--- BEGIN DATASET SECTION ---

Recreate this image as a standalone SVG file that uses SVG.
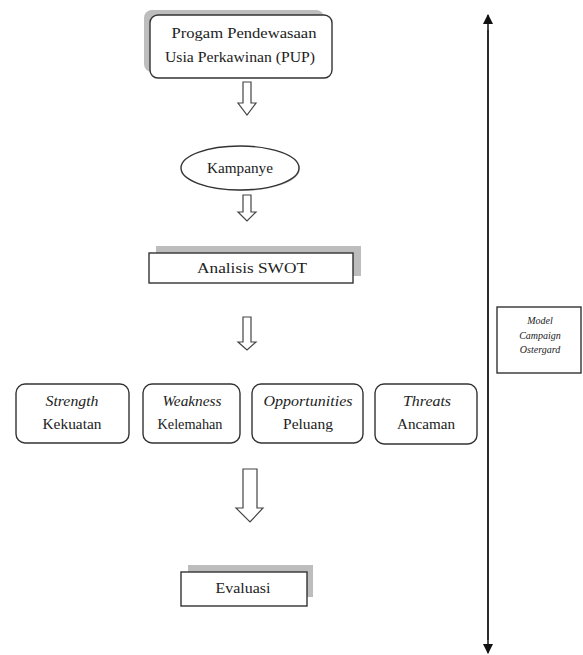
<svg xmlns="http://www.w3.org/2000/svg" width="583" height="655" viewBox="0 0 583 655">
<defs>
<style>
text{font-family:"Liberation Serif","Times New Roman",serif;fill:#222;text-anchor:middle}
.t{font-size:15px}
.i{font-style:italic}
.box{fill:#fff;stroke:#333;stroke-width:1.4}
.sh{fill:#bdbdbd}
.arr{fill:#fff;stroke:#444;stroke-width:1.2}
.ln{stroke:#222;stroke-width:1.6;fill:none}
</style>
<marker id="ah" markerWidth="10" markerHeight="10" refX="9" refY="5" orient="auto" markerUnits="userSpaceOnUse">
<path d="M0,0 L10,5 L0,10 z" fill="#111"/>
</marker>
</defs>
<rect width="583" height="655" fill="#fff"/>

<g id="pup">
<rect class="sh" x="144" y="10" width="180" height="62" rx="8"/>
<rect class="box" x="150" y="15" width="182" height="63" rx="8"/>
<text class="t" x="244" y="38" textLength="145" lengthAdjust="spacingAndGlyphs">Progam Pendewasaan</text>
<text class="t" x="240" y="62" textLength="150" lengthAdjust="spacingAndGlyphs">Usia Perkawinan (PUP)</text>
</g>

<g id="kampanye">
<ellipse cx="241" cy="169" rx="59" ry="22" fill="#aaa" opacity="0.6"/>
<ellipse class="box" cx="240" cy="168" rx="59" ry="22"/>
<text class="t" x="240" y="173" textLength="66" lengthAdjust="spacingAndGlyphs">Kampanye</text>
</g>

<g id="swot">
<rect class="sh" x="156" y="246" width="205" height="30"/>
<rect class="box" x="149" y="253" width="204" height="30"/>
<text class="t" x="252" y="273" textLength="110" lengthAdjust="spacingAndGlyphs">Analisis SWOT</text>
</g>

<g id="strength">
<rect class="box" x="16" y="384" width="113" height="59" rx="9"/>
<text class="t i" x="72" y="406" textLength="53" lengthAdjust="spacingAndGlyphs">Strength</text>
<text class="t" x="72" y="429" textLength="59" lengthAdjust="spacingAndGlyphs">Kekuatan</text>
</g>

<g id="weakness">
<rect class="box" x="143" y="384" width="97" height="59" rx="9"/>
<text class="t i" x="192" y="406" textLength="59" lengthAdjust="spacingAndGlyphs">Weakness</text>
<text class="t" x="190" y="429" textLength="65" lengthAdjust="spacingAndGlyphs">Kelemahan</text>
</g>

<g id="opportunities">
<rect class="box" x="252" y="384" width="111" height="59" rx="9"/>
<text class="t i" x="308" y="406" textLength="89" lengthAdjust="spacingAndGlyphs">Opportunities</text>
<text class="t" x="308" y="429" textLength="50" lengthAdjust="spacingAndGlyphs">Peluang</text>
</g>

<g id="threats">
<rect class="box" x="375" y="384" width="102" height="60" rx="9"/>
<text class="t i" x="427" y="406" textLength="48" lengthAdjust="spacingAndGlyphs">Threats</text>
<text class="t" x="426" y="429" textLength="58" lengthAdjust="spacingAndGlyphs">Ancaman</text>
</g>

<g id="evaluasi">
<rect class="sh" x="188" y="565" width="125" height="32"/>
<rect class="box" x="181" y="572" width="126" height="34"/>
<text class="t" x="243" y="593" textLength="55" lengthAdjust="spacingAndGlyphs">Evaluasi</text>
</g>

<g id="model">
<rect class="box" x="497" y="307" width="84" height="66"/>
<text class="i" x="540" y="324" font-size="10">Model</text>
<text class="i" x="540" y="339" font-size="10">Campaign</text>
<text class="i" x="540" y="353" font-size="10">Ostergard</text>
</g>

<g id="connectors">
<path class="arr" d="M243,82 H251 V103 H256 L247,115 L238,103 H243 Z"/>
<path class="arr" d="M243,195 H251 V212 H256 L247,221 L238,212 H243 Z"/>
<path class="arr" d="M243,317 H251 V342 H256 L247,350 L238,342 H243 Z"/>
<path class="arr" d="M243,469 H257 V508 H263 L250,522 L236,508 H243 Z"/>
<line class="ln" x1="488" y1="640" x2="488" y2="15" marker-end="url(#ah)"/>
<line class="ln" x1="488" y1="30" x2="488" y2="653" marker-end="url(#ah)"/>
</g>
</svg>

--- END DATASET SECTION ---

PROBLEM REQUIREMENTS
The listing above must be printed again exactly, minus its pictures.

ANSWER TO THE PROBLEM
Recreate this image as a standalone SVG file that uses SVG.
<svg xmlns="http://www.w3.org/2000/svg" width="583" height="655" viewBox="0 0 583 655">
<defs>
<style>
text{font-family:"Liberation Serif","Times New Roman",serif;fill:#222;text-anchor:middle}
.t{font-size:15px}
.i{font-style:italic}
.box{fill:#fff;stroke:#333;stroke-width:1.4}
.sh{fill:#bdbdbd}
.arr{fill:#fff;stroke:#444;stroke-width:1.2}
.ln{stroke:#222;stroke-width:1.6;fill:none}
</style>
<marker id="ah" markerWidth="10" markerHeight="10" refX="9" refY="5" orient="auto" markerUnits="userSpaceOnUse">
<path d="M0,0 L10,5 L0,10 z" fill="#111"/>
</marker>
</defs>
<rect width="583" height="655" fill="#fff"/>

<g id="pup">
<rect class="sh" x="144" y="10" width="180" height="62" rx="8"/>
<rect class="box" x="150" y="15" width="182" height="63" rx="8"/>
<text class="t" x="244" y="38" textLength="145" lengthAdjust="spacingAndGlyphs">Progam Pendewasaan</text>
<text class="t" x="240" y="62" textLength="150" lengthAdjust="spacingAndGlyphs">Usia Perkawinan (PUP)</text>
</g>

<g id="kampanye">
<ellipse cx="241" cy="169" rx="59" ry="22" fill="#aaa" opacity="0.6"/>
<ellipse class="box" cx="240" cy="168" rx="59" ry="22"/>
<text class="t" x="240" y="173" textLength="66" lengthAdjust="spacingAndGlyphs">Kampanye</text>
</g>

<g id="swot">
<rect class="sh" x="156" y="246" width="205" height="30"/>
<rect class="box" x="149" y="253" width="204" height="30"/>
<text class="t" x="252" y="273" textLength="110" lengthAdjust="spacingAndGlyphs">Analisis SWOT</text>
</g>

<g id="strength">
<rect class="box" x="16" y="384" width="113" height="59" rx="9"/>
<text class="t i" x="72" y="406" textLength="53" lengthAdjust="spacingAndGlyphs">Strength</text>
<text class="t" x="72" y="429" textLength="59" lengthAdjust="spacingAndGlyphs">Kekuatan</text>
</g>

<g id="weakness">
<rect class="box" x="143" y="384" width="97" height="59" rx="9"/>
<text class="t i" x="192" y="406" textLength="59" lengthAdjust="spacingAndGlyphs">Weakness</text>
<text class="t" x="190" y="429" textLength="65" lengthAdjust="spacingAndGlyphs">Kelemahan</text>
</g>

<g id="opportunities">
<rect class="box" x="252" y="384" width="111" height="59" rx="9"/>
<text class="t i" x="308" y="406" textLength="89" lengthAdjust="spacingAndGlyphs">Opportunities</text>
<text class="t" x="308" y="429" textLength="50" lengthAdjust="spacingAndGlyphs">Peluang</text>
</g>

<g id="threats">
<rect class="box" x="375" y="384" width="102" height="60" rx="9"/>
<text class="t i" x="427" y="406" textLength="48" lengthAdjust="spacingAndGlyphs">Threats</text>
<text class="t" x="426" y="429" textLength="58" lengthAdjust="spacingAndGlyphs">Ancaman</text>
</g>

<g id="evaluasi">
<rect class="sh" x="188" y="565" width="125" height="32"/>
<rect class="box" x="181" y="572" width="126" height="34"/>
<text class="t" x="243" y="593" textLength="55" lengthAdjust="spacingAndGlyphs">Evaluasi</text>
</g>

<g id="model">
<rect class="box" x="497" y="307" width="84" height="66"/>
<text class="i" x="540" y="324" font-size="10">Model</text>
<text class="i" x="540" y="339" font-size="10">Campaign</text>
<text class="i" x="540" y="353" font-size="10">Ostergard</text>
</g>

<g id="connectors">
<path class="arr" d="M243,82 H251 V103 H256 L247,115 L238,103 H243 Z"/>
<path class="arr" d="M243,195 H251 V212 H256 L247,221 L238,212 H243 Z"/>
<path class="arr" d="M243,317 H251 V342 H256 L247,350 L238,342 H243 Z"/>
<path class="arr" d="M243,469 H257 V508 H263 L250,522 L236,508 H243 Z"/>
<line class="ln" x1="488" y1="640" x2="488" y2="15" marker-end="url(#ah)"/>
<line class="ln" x1="488" y1="30" x2="488" y2="653" marker-end="url(#ah)"/>
</g>
</svg>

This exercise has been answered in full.